◆ EXERCISE DESCRIPTION
Return each line of the data below verbatim; pictures are to be left out.
• • • • •
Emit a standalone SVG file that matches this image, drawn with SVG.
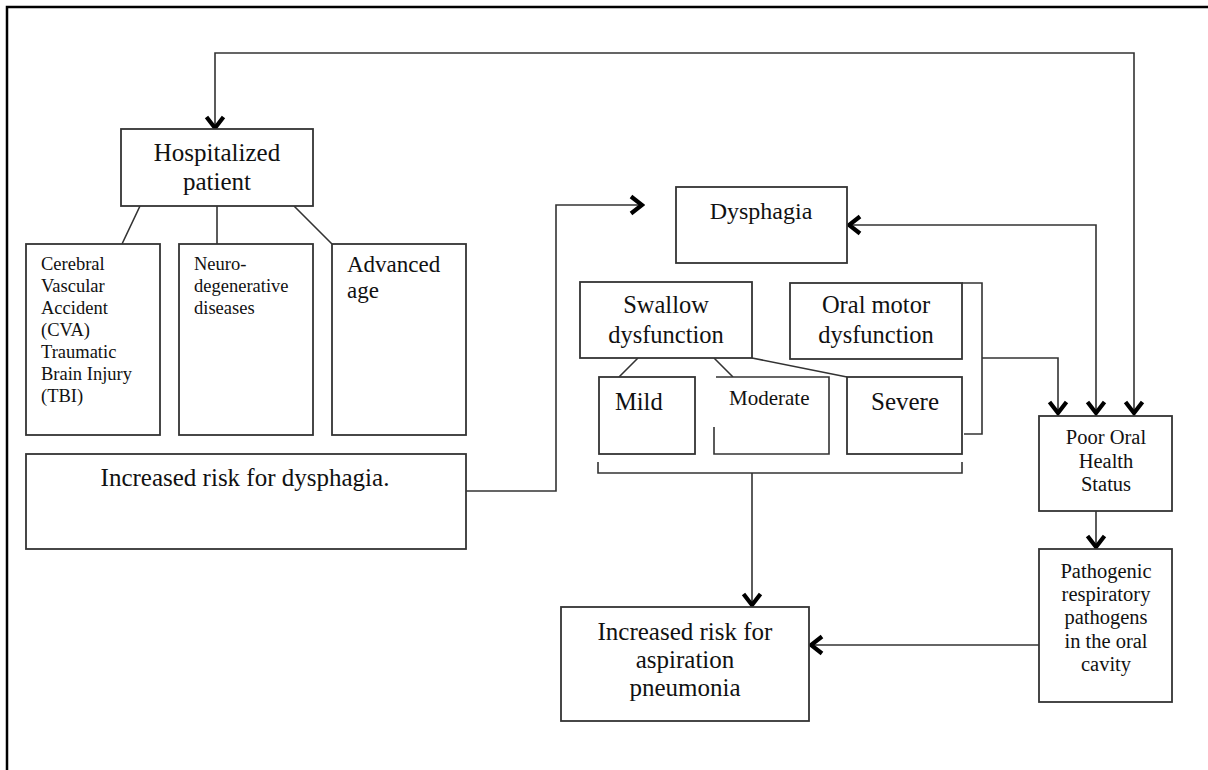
<svg xmlns="http://www.w3.org/2000/svg" width="1208" height="770" viewBox="0 0 1208 770">
<style>
.box{fill:#fff;stroke:#333;stroke-width:1.8}
.ln{fill:none;stroke:#333;stroke-width:1.6}
.t{font-family:"Liberation Serif","Times New Roman",serif;fill:#111}
.c{text-anchor:middle}
</style>
<defs>
<marker id="ah" viewBox="-18 -14 20 28" markerWidth="20" markerHeight="28" refX="0" refY="0" orient="auto-start-reverse" markerUnits="userSpaceOnUse">
<path d="M-12,-8.5 L-1,0 L-12,8.5" fill="none" stroke="#000" stroke-width="4.2" stroke-linejoin="miter"/>
</marker>
</defs>
<rect width="1208" height="770" fill="#fff"/>
<path d="M7,770 V7 H1208" fill="none" stroke="#000" stroke-width="2.5"/>

<g id="connectors">
<path class="ln" d="M215,129 V53 H1134 V414" marker-start="url(#ah)" marker-end="url(#ah)"/>
<path class="ln" d="M466,491 H556 V205 H643" marker-end="url(#ah)"/>
<path class="ln" d="M848,225 H1096 V414" marker-start="url(#ah)" marker-end="url(#ah)"/>
<path class="ln" d="M962,283 H982 V434 H964"/>
<path class="ln" d="M982,358 H1058 V414" marker-end="url(#ah)"/>
<path class="ln" d="M598,462 V473 H962 V462"/>
<path class="ln" d="M752,473 V606" marker-end="url(#ah)"/>
<path class="ln" d="M1096,511 V548" marker-end="url(#ah)"/>
<path class="ln" d="M1039,645 H810" marker-end="url(#ah)"/>
<path class="ln" d="M140,206 L122,244 M217,206 V244 M294,206 L332,244"/>
<path class="ln" d="M638,358 L619,377 M714,358 L733,377 M752,358 L847,377"/>
</g>

<g id="hospitalized">
<rect class="box" x="121" y="129" width="192" height="77"/>
<text class="t c" x="217" y="161" font-size="25">Hospitalized</text>
<text class="t c" x="217" y="190" font-size="25">patient</text>
</g>

<g id="cva">
<rect class="box" x="26" y="244" width="134" height="191"/>
<text class="t" x="41" font-size="18.5"><tspan x="41" y="270">Cerebral</tspan><tspan x="41" y="292">Vascular</tspan><tspan x="41" y="314">Accident</tspan><tspan x="41" y="336">(CVA)</tspan><tspan x="41" y="358">Traumatic</tspan><tspan x="41" y="380">Brain Injury</tspan><tspan x="41" y="402">(TBI)</tspan></text>
</g>

<g id="neuro">
<rect class="box" x="179" y="244" width="134" height="191"/>
<text class="t" font-size="18.5"><tspan x="194" y="270">Neuro-</tspan><tspan x="194" y="292">degenerative</tspan><tspan x="194" y="314">diseases</tspan></text>
</g>

<g id="age">
<rect class="box" x="332" y="244" width="134" height="191"/>
<text class="t" font-size="23"><tspan x="347" y="272">Advanced</tspan><tspan x="347" y="298">age</tspan></text>
</g>

<g id="risk-dysphagia">
<rect class="box" x="26" y="454" width="440" height="95"/>
<text class="t c" x="245" y="486" font-size="25">Increased risk for dysphagia.</text>
</g>

<g id="dysphagia">
<rect class="box" x="676" y="187" width="171" height="76"/>
<text class="t c" x="761" y="219" font-size="24">Dysphagia</text>
</g>

<g id="swallow">
<rect class="box" x="580" y="282" width="172" height="76"/>
<text class="t c" x="666" y="313" font-size="24.5">Swallow</text>
<text class="t c" x="666" y="343" font-size="24.5">dysfunction</text>
</g>

<g id="oral-motor">
<rect class="box" x="790" y="283" width="172" height="76"/>
<text class="t c" x="876" y="313" font-size="24.5">Oral motor</text>
<text class="t c" x="876" y="343" font-size="24.5">dysfunction</text>
</g>

<g id="mild">
<rect class="box" x="599" y="377" width="96" height="77"/>
<text class="t" x="615" y="410" font-size="24.5">Mild</text>
</g>

<g id="moderate">
<rect x="714" y="377" width="115" height="77" fill="#fff"/>
<path class="ln" d="M716,377 H829 V454 H714 V427" stroke-width="1.8"/>
<text class="t" x="729" y="405" font-size="21">Moderate</text>
</g>

<g id="severe">
<rect class="box" x="847" y="377" width="115" height="77"/>
<text class="t" x="871" y="410" font-size="25">Severe</text>
</g>

<g id="poor-oral">
<rect class="box" x="1039" y="416" width="133" height="95"/>
<text class="t c" font-size="20.5"><tspan x="1106" y="444">Poor Oral</tspan><tspan x="1106" y="468">Health</tspan><tspan x="1106" y="491">Status</tspan></text>
</g>

<g id="pathogenic">
<rect class="box" x="1039" y="549" width="133" height="153"/>
<text class="t c" font-size="20.5"><tspan x="1106" y="578">Pathogenic</tspan><tspan x="1106" y="601">respiratory</tspan><tspan x="1106" y="624">pathogens</tspan><tspan x="1106" y="648">in the oral</tspan><tspan x="1106" y="671">cavity</tspan></text>
</g>

<g id="aspiration">
<rect class="box" x="561" y="607" width="248" height="114"/>
<text class="t c" font-size="25"><tspan x="685" y="640">Increased risk for</tspan><tspan x="685" y="668">aspiration</tspan><tspan x="685" y="696">pneumonia</tspan></text>
</g>
</svg>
• • • • •
◆ TASK RESULT
Emit a standalone SVG file that matches this image, drawn with SVG.
<svg xmlns="http://www.w3.org/2000/svg" width="1208" height="770" viewBox="0 0 1208 770">
<style>
.box{fill:#fff;stroke:#333;stroke-width:1.8}
.ln{fill:none;stroke:#333;stroke-width:1.6}
.t{font-family:"Liberation Serif","Times New Roman",serif;fill:#111}
.c{text-anchor:middle}
</style>
<defs>
<marker id="ah" viewBox="-18 -14 20 28" markerWidth="20" markerHeight="28" refX="0" refY="0" orient="auto-start-reverse" markerUnits="userSpaceOnUse">
<path d="M-12,-8.5 L-1,0 L-12,8.5" fill="none" stroke="#000" stroke-width="4.2" stroke-linejoin="miter"/>
</marker>
</defs>
<rect width="1208" height="770" fill="#fff"/>
<path d="M7,770 V7 H1208" fill="none" stroke="#000" stroke-width="2.5"/>

<g id="connectors">
<path class="ln" d="M215,129 V53 H1134 V414" marker-start="url(#ah)" marker-end="url(#ah)"/>
<path class="ln" d="M466,491 H556 V205 H643" marker-end="url(#ah)"/>
<path class="ln" d="M848,225 H1096 V414" marker-start="url(#ah)" marker-end="url(#ah)"/>
<path class="ln" d="M962,283 H982 V434 H964"/>
<path class="ln" d="M982,358 H1058 V414" marker-end="url(#ah)"/>
<path class="ln" d="M598,462 V473 H962 V462"/>
<path class="ln" d="M752,473 V606" marker-end="url(#ah)"/>
<path class="ln" d="M1096,511 V548" marker-end="url(#ah)"/>
<path class="ln" d="M1039,645 H810" marker-end="url(#ah)"/>
<path class="ln" d="M140,206 L122,244 M217,206 V244 M294,206 L332,244"/>
<path class="ln" d="M638,358 L619,377 M714,358 L733,377 M752,358 L847,377"/>
</g>

<g id="hospitalized">
<rect class="box" x="121" y="129" width="192" height="77"/>
<text class="t c" x="217" y="161" font-size="25">Hospitalized</text>
<text class="t c" x="217" y="190" font-size="25">patient</text>
</g>

<g id="cva">
<rect class="box" x="26" y="244" width="134" height="191"/>
<text class="t" x="41" font-size="18.5"><tspan x="41" y="270">Cerebral</tspan><tspan x="41" y="292">Vascular</tspan><tspan x="41" y="314">Accident</tspan><tspan x="41" y="336">(CVA)</tspan><tspan x="41" y="358">Traumatic</tspan><tspan x="41" y="380">Brain Injury</tspan><tspan x="41" y="402">(TBI)</tspan></text>
</g>

<g id="neuro">
<rect class="box" x="179" y="244" width="134" height="191"/>
<text class="t" font-size="18.5"><tspan x="194" y="270">Neuro-</tspan><tspan x="194" y="292">degenerative</tspan><tspan x="194" y="314">diseases</tspan></text>
</g>

<g id="age">
<rect class="box" x="332" y="244" width="134" height="191"/>
<text class="t" font-size="23"><tspan x="347" y="272">Advanced</tspan><tspan x="347" y="298">age</tspan></text>
</g>

<g id="risk-dysphagia">
<rect class="box" x="26" y="454" width="440" height="95"/>
<text class="t c" x="245" y="486" font-size="25">Increased risk for dysphagia.</text>
</g>

<g id="dysphagia">
<rect class="box" x="676" y="187" width="171" height="76"/>
<text class="t c" x="761" y="219" font-size="24">Dysphagia</text>
</g>

<g id="swallow">
<rect class="box" x="580" y="282" width="172" height="76"/>
<text class="t c" x="666" y="313" font-size="24.5">Swallow</text>
<text class="t c" x="666" y="343" font-size="24.5">dysfunction</text>
</g>

<g id="oral-motor">
<rect class="box" x="790" y="283" width="172" height="76"/>
<text class="t c" x="876" y="313" font-size="24.5">Oral motor</text>
<text class="t c" x="876" y="343" font-size="24.5">dysfunction</text>
</g>

<g id="mild">
<rect class="box" x="599" y="377" width="96" height="77"/>
<text class="t" x="615" y="410" font-size="24.5">Mild</text>
</g>

<g id="moderate">
<rect x="714" y="377" width="115" height="77" fill="#fff"/>
<path class="ln" d="M716,377 H829 V454 H714 V427" stroke-width="1.8"/>
<text class="t" x="729" y="405" font-size="21">Moderate</text>
</g>

<g id="severe">
<rect class="box" x="847" y="377" width="115" height="77"/>
<text class="t" x="871" y="410" font-size="25">Severe</text>
</g>

<g id="poor-oral">
<rect class="box" x="1039" y="416" width="133" height="95"/>
<text class="t c" font-size="20.5"><tspan x="1106" y="444">Poor Oral</tspan><tspan x="1106" y="468">Health</tspan><tspan x="1106" y="491">Status</tspan></text>
</g>

<g id="pathogenic">
<rect class="box" x="1039" y="549" width="133" height="153"/>
<text class="t c" font-size="20.5"><tspan x="1106" y="578">Pathogenic</tspan><tspan x="1106" y="601">respiratory</tspan><tspan x="1106" y="624">pathogens</tspan><tspan x="1106" y="648">in the oral</tspan><tspan x="1106" y="671">cavity</tspan></text>
</g>

<g id="aspiration">
<rect class="box" x="561" y="607" width="248" height="114"/>
<text class="t c" font-size="25"><tspan x="685" y="640">Increased risk for</tspan><tspan x="685" y="668">aspiration</tspan><tspan x="685" y="696">pneumonia</tspan></text>
</g>
</svg>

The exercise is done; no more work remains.